Task input:
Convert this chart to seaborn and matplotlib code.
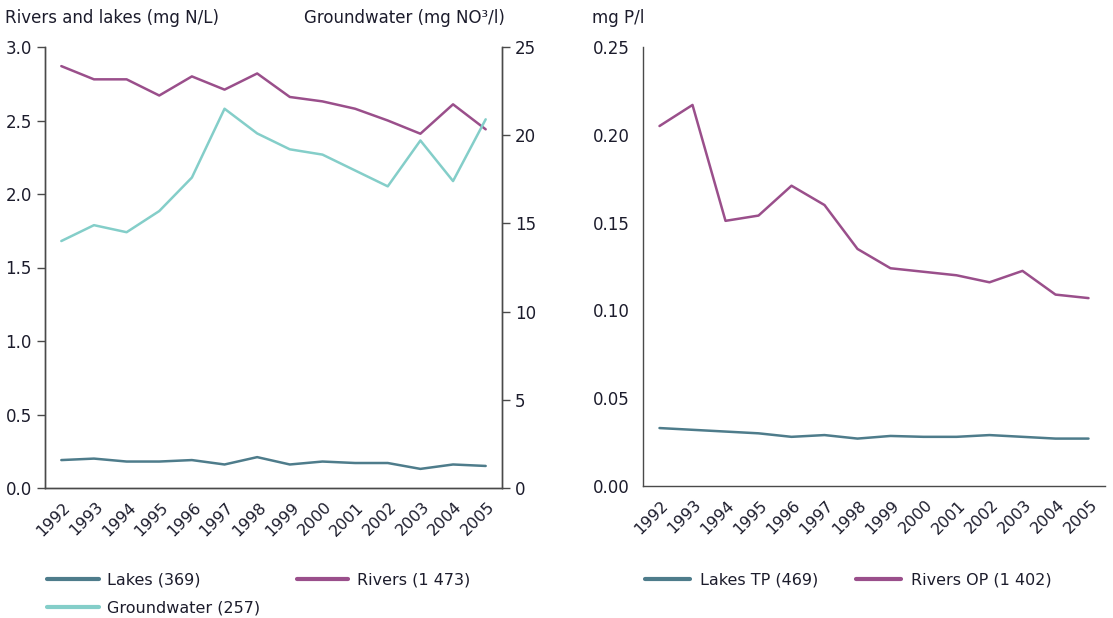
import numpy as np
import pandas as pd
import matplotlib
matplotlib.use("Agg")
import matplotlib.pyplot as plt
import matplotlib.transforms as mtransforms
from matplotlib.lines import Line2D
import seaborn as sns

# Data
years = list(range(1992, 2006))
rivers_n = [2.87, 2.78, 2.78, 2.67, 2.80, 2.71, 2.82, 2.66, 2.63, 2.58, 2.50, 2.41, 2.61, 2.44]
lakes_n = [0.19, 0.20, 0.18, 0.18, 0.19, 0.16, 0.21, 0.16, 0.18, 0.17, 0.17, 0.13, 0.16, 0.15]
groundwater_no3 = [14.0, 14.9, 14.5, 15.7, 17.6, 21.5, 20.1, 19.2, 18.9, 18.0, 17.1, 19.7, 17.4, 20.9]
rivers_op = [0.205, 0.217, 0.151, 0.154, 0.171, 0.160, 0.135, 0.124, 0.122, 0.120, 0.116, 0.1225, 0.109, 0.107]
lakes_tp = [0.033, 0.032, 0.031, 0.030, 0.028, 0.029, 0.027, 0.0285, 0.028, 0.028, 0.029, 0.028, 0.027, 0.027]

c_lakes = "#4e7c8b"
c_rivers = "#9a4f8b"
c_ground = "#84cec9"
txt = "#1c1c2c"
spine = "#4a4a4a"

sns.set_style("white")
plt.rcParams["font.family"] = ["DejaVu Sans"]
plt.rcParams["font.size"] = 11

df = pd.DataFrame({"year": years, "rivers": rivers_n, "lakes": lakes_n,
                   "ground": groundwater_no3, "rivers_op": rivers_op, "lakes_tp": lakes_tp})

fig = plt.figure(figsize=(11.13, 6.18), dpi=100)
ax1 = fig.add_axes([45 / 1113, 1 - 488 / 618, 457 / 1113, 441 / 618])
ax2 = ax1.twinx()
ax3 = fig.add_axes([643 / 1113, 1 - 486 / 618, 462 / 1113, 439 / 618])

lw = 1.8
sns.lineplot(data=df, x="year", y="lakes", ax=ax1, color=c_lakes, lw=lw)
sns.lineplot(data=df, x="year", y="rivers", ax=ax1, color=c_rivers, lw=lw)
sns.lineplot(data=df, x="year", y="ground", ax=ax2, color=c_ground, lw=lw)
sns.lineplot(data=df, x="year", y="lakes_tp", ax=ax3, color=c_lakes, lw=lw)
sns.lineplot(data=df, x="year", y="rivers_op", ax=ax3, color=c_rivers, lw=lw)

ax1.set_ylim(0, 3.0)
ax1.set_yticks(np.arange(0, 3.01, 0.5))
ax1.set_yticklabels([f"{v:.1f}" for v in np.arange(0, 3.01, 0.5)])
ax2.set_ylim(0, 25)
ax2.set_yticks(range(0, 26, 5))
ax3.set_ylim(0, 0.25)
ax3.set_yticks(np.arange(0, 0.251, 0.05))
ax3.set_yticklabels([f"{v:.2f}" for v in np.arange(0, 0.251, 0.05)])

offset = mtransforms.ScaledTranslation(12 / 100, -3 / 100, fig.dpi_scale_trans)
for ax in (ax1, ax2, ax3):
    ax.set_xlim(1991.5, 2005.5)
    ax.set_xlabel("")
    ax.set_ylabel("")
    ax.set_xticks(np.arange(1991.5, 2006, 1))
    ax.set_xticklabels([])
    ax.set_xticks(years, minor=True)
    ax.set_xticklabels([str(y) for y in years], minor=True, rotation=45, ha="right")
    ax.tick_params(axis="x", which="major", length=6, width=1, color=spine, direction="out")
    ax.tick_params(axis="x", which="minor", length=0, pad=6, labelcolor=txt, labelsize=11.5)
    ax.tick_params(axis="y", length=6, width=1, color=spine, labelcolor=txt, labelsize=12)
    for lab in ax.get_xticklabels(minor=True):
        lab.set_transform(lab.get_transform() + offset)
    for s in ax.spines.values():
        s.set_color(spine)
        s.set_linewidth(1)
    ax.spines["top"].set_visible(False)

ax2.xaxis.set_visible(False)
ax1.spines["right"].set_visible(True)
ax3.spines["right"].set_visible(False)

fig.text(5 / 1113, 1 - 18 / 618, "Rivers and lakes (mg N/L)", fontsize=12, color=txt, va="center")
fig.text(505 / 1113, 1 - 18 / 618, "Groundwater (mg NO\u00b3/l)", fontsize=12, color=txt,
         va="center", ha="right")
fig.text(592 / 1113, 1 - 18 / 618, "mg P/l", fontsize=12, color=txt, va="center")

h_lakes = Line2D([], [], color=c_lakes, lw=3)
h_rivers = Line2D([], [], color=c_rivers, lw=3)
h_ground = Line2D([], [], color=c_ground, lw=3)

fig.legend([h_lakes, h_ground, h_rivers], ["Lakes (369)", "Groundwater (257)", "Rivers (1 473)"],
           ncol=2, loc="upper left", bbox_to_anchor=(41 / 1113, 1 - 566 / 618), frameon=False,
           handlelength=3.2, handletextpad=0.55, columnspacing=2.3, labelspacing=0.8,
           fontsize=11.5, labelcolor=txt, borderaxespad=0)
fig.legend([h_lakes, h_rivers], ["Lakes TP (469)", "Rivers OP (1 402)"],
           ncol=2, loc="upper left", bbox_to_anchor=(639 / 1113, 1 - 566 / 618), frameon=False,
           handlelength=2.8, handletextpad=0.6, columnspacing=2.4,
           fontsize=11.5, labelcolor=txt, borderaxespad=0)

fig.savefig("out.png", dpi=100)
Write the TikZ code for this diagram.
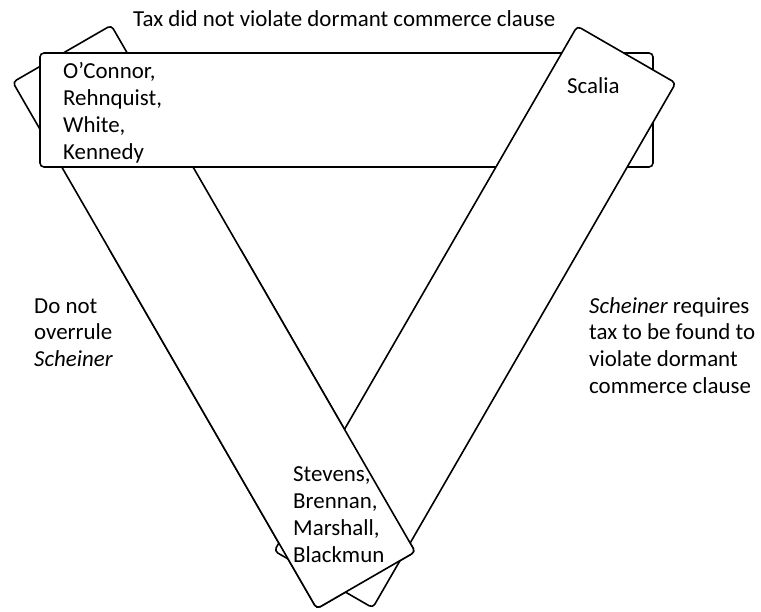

Exercise objective: Leave out the pictures and transcribe everything else exactly.

Written answer:
Convert this chart to seaborn and matplotlib code.
import numpy as np
import pandas as pd
import matplotlib
matplotlib.use("Agg")
import matplotlib.pyplot as plt
import matplotlib.transforms as mtransforms
from matplotlib.lines import Line2D
import seaborn as sns

# Data
years = list(range(1992, 2006))
rivers_n = [2.87, 2.78, 2.78, 2.67, 2.80, 2.71, 2.82, 2.66, 2.63, 2.58, 2.50, 2.41, 2.61, 2.44]
lakes_n = [0.19, 0.20, 0.18, 0.18, 0.19, 0.16, 0.21, 0.16, 0.18, 0.17, 0.17, 0.13, 0.16, 0.15]
groundwater_no3 = [14.0, 14.9, 14.5, 15.7, 17.6, 21.5, 20.1, 19.2, 18.9, 18.0, 17.1, 19.7, 17.4, 20.9]
rivers_op = [0.205, 0.217, 0.151, 0.154, 0.171, 0.160, 0.135, 0.124, 0.122, 0.120, 0.116, 0.1225, 0.109, 0.107]
lakes_tp = [0.033, 0.032, 0.031, 0.030, 0.028, 0.029, 0.027, 0.0285, 0.028, 0.028, 0.029, 0.028, 0.027, 0.027]

c_lakes = "#4e7c8b"
c_rivers = "#9a4f8b"
c_ground = "#84cec9"
txt = "#1c1c2c"
spine = "#4a4a4a"

sns.set_style("white")
plt.rcParams["font.family"] = ["DejaVu Sans"]
plt.rcParams["font.size"] = 11

df = pd.DataFrame({"year": years, "rivers": rivers_n, "lakes": lakes_n,
                   "ground": groundwater_no3, "rivers_op": rivers_op, "lakes_tp": lakes_tp})

fig = plt.figure(figsize=(11.13, 6.18), dpi=100)
ax1 = fig.add_axes([45 / 1113, 1 - 488 / 618, 457 / 1113, 441 / 618])
ax2 = ax1.twinx()
ax3 = fig.add_axes([643 / 1113, 1 - 486 / 618, 462 / 1113, 439 / 618])

lw = 1.8
sns.lineplot(data=df, x="year", y="lakes", ax=ax1, color=c_lakes, lw=lw)
sns.lineplot(data=df, x="year", y="rivers", ax=ax1, color=c_rivers, lw=lw)
sns.lineplot(data=df, x="year", y="ground", ax=ax2, color=c_ground, lw=lw)
sns.lineplot(data=df, x="year", y="lakes_tp", ax=ax3, color=c_lakes, lw=lw)
sns.lineplot(data=df, x="year", y="rivers_op", ax=ax3, color=c_rivers, lw=lw)

ax1.set_ylim(0, 3.0)
ax1.set_yticks(np.arange(0, 3.01, 0.5))
ax1.set_yticklabels([f"{v:.1f}" for v in np.arange(0, 3.01, 0.5)])
ax2.set_ylim(0, 25)
ax2.set_yticks(range(0, 26, 5))
ax3.set_ylim(0, 0.25)
ax3.set_yticks(np.arange(0, 0.251, 0.05))
ax3.set_yticklabels([f"{v:.2f}" for v in np.arange(0, 0.251, 0.05)])

offset = mtransforms.ScaledTranslation(12 / 100, -3 / 100, fig.dpi_scale_trans)
for ax in (ax1, ax2, ax3):
    ax.set_xlim(1991.5, 2005.5)
    ax.set_xlabel("")
    ax.set_ylabel("")
    ax.set_xticks(np.arange(1991.5, 2006, 1))
    ax.set_xticklabels([])
    ax.set_xticks(years, minor=True)
    ax.set_xticklabels([str(y) for y in years], minor=True, rotation=45, ha="right")
    ax.tick_params(axis="x", which="major", length=6, width=1, color=spine, direction="out")
    ax.tick_params(axis="x", which="minor", length=0, pad=6, labelcolor=txt, labelsize=11.5)
    ax.tick_params(axis="y", length=6, width=1, color=spine, labelcolor=txt, labelsize=12)
    for lab in ax.get_xticklabels(minor=True):
        lab.set_transform(lab.get_transform() + offset)
    for s in ax.spines.values():
        s.set_color(spine)
        s.set_linewidth(1)
    ax.spines["top"].set_visible(False)

ax2.xaxis.set_visible(False)
ax1.spines["right"].set_visible(True)
ax3.spines["right"].set_visible(False)

fig.text(5 / 1113, 1 - 18 / 618, "Rivers and lakes (mg N/L)", fontsize=12, color=txt, va="center")
fig.text(505 / 1113, 1 - 18 / 618, "Groundwater (mg NO\u00b3/l)", fontsize=12, color=txt,
         va="center", ha="right")
fig.text(592 / 1113, 1 - 18 / 618, "mg P/l", fontsize=12, color=txt, va="center")

h_lakes = Line2D([], [], color=c_lakes, lw=3)
h_rivers = Line2D([], [], color=c_rivers, lw=3)
h_ground = Line2D([], [], color=c_ground, lw=3)

fig.legend([h_lakes, h_ground, h_rivers], ["Lakes (369)", "Groundwater (257)", "Rivers (1 473)"],
           ncol=2, loc="upper left", bbox_to_anchor=(41 / 1113, 1 - 566 / 618), frameon=False,
           handlelength=3.2, handletextpad=0.55, columnspacing=2.3, labelspacing=0.8,
           fontsize=11.5, labelcolor=txt, borderaxespad=0)
fig.legend([h_lakes, h_rivers], ["Lakes TP (469)", "Rivers OP (1 402)"],
           ncol=2, loc="upper left", bbox_to_anchor=(639 / 1113, 1 - 566 / 618), frameon=False,
           handlelength=2.8, handletextpad=0.6, columnspacing=2.4,
           fontsize=11.5, labelcolor=txt, borderaxespad=0)

fig.savefig("out.png", dpi=100)
Write the TikZ code for this diagram.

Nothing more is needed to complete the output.